Pros
They have good perks and the base salary. That's all.
Cons
- Deep legacy codebase and outdated processes that slow everything down - Ownership is heavily diluted: too many people involved, nobody truly accountable - Simple initiatives require excessive coordination across marketing, legal, product, tech, and country teams, leading to delays and confusion - Marketing and delivery workflows are a clear example of this dysfunction: approvals, handovers, and responsibilities are fragmented to the point of paralysis - New hires are routinely expected to “fix” long-standing problems without context, authority, or resources - Unrealistic goals are set despite known technical, data, and organizational limitations - Strong blame culture: when outcomes fall short, accountability moves downward instead of upward - Leadership frequently reframes failure as lack of ownership or seniority rather than structural issues - Data and analytics are weak or unreliable, yet teams are criticized for not having clear numbers - Psychological safety is low; pushing back or questioning feasibility is treated as a personal failure I did not meet a single person who said they were genuinely happy working here.

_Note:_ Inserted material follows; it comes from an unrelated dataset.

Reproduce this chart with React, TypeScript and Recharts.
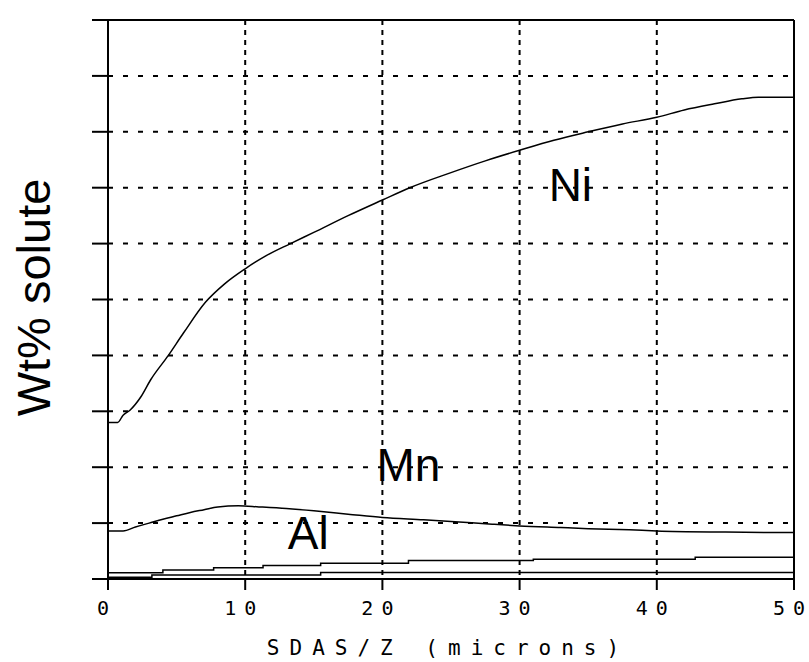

Almost everyone described being overloaded, constantly behind, or already burned out/on the verge of burnout. Overwork is normalized, and chronic pressure is treated as a sign of commitment rather than a problem to fix. Instead of addressing capacity issues, leadership tends to push harder and expect individuals to compensate for broken systems. Senior management operates in permanent crisis mode. Legacy problems are continuously passed on to delivery teams with the expectation that effort alone will solve them. When this predictably fails, the narrative shifts to individual performance, speed, or “not enough ownership.”